WRITTEN REQUEST:
Take the lines from the one with "Emit a Python" through the one with "import plotly.graph_objects as go", both ends kept, and reproduce them exactly without the pictures.

[Stored items from a collection]
* * *

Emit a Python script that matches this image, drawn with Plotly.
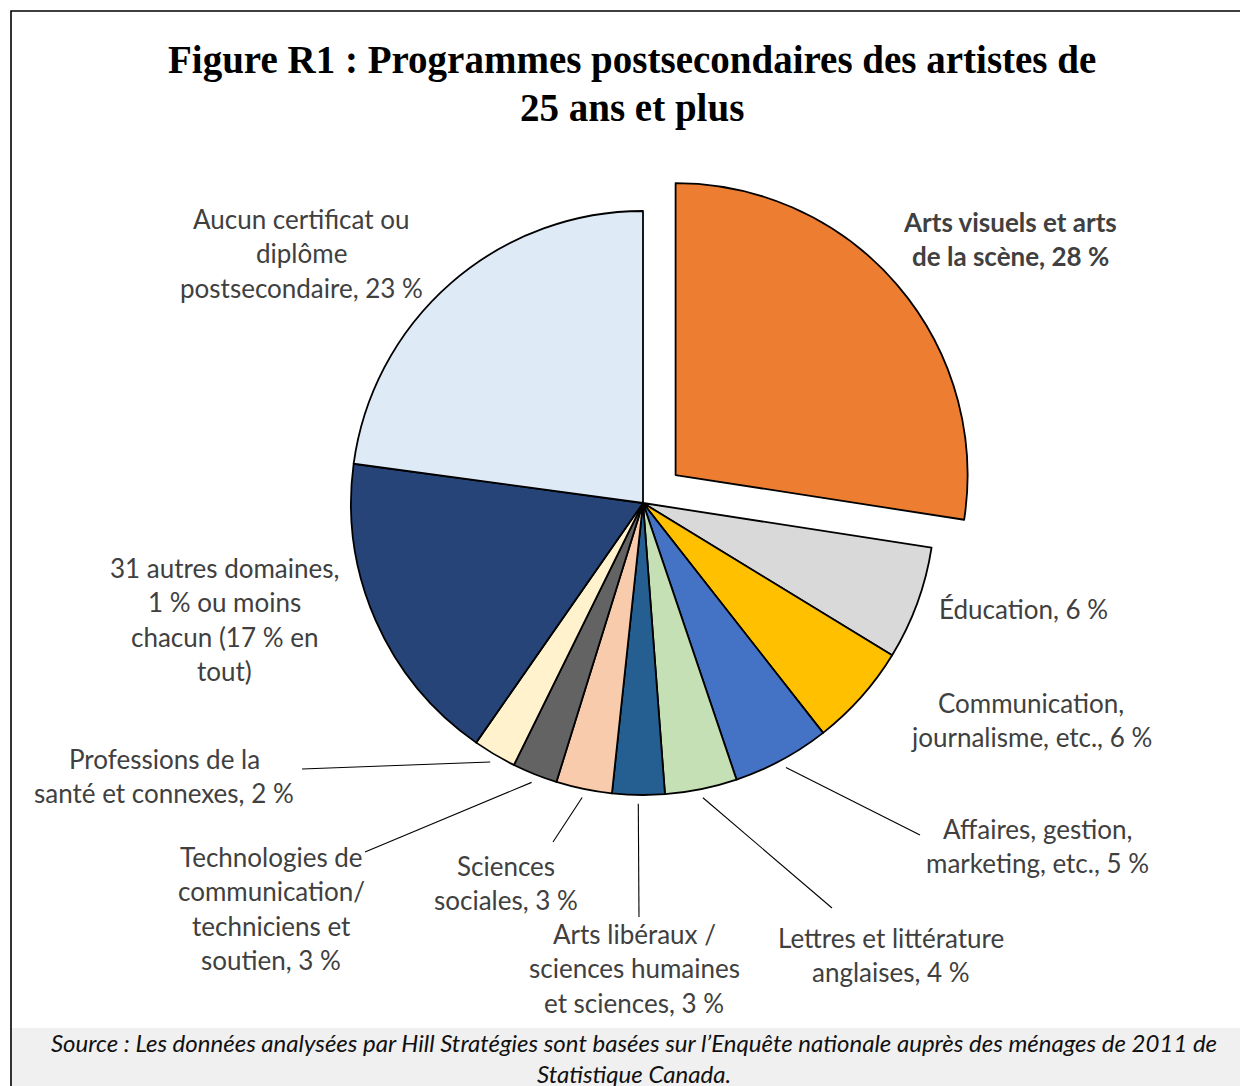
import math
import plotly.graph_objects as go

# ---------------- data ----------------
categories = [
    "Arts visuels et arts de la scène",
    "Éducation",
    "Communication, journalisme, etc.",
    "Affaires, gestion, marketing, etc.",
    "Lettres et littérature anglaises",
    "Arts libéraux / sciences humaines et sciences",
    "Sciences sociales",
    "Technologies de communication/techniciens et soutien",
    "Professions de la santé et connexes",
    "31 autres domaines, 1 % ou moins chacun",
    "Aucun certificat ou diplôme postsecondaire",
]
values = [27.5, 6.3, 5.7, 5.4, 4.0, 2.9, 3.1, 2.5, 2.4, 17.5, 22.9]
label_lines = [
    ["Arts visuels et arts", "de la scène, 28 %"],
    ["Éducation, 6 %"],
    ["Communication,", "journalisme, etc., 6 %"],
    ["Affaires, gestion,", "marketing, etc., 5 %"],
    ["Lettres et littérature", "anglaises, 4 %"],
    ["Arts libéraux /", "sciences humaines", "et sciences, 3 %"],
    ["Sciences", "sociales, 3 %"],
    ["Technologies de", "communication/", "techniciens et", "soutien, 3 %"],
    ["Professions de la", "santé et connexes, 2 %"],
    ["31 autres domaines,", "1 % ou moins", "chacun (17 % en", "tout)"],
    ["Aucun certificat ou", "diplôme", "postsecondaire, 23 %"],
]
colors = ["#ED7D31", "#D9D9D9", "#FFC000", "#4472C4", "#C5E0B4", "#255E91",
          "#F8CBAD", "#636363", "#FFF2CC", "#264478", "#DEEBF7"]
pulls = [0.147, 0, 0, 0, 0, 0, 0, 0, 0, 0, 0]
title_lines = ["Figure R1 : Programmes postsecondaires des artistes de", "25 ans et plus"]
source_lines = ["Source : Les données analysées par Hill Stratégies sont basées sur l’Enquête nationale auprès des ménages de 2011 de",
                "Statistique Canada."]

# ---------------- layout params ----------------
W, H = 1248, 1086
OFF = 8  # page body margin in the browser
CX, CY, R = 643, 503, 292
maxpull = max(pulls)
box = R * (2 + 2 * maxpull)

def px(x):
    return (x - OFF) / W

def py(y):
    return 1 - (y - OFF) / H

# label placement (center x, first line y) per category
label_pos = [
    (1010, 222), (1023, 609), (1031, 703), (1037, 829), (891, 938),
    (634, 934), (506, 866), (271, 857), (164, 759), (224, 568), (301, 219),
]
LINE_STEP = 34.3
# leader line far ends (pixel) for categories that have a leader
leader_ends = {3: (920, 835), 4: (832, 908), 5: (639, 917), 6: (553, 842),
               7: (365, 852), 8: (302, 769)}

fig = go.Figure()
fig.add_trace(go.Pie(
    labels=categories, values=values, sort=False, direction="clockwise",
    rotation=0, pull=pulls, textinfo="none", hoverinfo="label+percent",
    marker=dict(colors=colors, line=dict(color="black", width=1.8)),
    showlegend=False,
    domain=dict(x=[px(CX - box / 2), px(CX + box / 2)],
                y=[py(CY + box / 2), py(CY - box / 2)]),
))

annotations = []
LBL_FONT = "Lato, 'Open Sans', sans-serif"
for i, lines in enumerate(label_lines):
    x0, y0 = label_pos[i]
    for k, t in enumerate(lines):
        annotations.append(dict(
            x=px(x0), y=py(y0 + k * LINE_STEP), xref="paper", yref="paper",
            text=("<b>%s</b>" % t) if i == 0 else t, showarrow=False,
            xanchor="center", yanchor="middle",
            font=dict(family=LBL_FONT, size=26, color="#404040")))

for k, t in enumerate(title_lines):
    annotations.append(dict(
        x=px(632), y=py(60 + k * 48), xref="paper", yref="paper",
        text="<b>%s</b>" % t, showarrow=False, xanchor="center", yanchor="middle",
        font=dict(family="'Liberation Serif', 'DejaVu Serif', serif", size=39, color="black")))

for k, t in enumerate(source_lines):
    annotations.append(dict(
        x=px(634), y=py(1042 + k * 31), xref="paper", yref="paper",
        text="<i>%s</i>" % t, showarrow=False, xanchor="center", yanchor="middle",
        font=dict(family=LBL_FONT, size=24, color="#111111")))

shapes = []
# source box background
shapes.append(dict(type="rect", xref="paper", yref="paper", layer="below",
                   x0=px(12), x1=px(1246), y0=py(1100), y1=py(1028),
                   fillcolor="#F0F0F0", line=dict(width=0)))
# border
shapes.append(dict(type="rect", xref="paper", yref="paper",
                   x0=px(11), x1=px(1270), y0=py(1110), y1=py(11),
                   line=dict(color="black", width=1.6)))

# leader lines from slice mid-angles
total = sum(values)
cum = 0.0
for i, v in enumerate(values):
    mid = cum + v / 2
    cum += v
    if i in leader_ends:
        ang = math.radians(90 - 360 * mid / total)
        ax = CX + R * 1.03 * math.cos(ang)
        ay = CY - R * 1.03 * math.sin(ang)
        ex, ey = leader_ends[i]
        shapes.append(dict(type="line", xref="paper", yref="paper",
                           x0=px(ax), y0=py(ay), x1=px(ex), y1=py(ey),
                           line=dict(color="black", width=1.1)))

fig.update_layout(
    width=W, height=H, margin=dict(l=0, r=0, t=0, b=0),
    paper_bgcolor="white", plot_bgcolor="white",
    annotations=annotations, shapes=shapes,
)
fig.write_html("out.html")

* * *

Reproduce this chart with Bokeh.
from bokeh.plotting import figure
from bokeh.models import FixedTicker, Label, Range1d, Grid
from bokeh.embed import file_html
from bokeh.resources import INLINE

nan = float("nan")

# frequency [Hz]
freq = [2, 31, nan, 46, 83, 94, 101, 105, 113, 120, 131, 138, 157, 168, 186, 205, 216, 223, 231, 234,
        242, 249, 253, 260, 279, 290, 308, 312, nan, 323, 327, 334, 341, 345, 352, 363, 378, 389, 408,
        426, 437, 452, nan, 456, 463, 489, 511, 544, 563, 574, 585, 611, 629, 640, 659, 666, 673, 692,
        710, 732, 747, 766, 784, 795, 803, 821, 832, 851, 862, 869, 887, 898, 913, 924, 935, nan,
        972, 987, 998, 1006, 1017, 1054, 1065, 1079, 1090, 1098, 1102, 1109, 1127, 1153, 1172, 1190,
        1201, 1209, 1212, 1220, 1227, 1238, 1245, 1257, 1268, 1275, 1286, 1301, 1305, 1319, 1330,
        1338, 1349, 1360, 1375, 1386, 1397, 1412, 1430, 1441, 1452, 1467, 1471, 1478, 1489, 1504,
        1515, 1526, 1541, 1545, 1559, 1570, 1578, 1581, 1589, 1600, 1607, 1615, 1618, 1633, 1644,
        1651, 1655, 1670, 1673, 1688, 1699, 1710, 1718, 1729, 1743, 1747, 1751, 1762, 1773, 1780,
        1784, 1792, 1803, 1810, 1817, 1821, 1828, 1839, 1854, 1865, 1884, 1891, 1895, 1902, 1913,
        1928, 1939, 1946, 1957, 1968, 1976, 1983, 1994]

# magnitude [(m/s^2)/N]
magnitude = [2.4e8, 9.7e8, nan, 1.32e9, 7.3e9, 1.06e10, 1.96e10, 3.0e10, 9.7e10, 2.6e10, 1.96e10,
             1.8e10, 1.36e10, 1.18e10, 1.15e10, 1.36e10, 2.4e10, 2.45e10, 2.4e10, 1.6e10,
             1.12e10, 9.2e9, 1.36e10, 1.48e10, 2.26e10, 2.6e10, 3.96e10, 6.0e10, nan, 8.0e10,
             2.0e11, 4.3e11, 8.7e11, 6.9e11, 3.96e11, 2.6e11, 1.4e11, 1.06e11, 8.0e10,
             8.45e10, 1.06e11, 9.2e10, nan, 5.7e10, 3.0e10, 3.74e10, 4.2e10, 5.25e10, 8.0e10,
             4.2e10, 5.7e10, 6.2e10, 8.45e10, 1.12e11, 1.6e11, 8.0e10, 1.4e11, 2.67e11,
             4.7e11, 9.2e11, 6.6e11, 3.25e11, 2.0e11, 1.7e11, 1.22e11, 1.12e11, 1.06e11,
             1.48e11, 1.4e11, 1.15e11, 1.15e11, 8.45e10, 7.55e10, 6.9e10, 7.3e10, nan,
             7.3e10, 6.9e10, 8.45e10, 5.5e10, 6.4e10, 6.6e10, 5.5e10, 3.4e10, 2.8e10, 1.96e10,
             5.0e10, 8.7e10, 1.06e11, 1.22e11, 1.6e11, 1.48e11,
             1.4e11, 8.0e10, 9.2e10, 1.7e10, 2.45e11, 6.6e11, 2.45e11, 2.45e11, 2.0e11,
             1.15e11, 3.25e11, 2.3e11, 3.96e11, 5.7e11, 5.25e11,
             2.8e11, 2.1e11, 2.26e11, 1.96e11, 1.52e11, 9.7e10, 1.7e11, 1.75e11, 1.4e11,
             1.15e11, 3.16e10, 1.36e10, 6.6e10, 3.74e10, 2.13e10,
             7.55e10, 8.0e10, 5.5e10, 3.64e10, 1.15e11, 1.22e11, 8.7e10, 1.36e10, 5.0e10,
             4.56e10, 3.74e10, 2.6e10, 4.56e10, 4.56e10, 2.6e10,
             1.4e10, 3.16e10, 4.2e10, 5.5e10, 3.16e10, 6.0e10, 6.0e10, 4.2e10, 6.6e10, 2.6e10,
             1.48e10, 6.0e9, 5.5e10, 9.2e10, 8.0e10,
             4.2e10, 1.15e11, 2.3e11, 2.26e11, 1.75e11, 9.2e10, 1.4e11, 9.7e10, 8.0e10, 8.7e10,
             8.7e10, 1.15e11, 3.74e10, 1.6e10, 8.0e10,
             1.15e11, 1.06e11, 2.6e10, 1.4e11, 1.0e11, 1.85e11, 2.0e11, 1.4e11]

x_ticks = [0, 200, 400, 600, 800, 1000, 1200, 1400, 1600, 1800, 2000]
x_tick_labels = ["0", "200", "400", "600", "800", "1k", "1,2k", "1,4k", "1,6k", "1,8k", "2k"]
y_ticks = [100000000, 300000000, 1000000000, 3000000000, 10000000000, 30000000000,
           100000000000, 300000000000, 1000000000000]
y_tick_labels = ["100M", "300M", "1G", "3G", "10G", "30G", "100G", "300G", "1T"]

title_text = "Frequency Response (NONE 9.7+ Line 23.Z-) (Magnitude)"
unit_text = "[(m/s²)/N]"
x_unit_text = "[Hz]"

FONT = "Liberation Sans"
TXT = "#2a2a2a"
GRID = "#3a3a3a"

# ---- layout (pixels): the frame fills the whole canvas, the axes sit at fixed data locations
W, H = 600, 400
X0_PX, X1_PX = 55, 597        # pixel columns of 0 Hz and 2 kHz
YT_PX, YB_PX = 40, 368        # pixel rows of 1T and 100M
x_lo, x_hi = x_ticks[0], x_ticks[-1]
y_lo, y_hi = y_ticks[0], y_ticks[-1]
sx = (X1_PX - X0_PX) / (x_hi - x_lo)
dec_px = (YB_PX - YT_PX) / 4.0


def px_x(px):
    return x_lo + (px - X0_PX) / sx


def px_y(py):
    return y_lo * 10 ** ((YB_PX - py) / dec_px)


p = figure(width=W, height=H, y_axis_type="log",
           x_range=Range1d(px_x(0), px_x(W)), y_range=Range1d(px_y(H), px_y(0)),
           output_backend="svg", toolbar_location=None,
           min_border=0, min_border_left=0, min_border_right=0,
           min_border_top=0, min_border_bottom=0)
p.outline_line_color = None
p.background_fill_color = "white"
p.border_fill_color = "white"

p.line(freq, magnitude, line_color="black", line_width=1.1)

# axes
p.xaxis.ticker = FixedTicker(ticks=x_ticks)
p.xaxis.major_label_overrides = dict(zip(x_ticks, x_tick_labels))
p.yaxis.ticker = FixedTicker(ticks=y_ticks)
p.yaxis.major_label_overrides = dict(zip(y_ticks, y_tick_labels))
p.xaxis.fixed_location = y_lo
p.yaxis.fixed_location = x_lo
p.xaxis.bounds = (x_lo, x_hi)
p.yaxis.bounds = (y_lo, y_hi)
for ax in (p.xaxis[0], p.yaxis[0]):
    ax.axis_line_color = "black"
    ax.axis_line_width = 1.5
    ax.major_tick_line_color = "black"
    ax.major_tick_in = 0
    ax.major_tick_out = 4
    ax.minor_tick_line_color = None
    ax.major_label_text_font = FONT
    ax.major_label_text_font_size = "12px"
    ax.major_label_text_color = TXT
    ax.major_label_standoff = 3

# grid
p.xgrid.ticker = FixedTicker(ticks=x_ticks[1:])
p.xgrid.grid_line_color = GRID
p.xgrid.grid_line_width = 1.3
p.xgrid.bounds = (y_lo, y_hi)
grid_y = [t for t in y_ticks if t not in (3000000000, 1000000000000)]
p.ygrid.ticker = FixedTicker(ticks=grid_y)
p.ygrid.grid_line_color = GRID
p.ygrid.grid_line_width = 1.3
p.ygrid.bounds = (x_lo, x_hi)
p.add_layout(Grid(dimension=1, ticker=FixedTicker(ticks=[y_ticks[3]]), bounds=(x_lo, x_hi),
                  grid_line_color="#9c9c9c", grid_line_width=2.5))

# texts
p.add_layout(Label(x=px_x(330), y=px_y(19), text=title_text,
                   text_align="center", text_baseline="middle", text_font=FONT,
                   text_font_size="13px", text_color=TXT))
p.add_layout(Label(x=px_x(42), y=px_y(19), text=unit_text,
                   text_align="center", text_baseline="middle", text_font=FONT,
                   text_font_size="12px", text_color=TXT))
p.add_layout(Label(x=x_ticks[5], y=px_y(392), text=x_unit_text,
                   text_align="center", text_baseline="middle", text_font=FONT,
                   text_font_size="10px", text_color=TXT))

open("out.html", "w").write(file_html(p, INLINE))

* * *

PROBLEM SOLUTION:
Emit a Python script that matches this image, drawn with Plotly.
import math
import plotly.graph_objects as go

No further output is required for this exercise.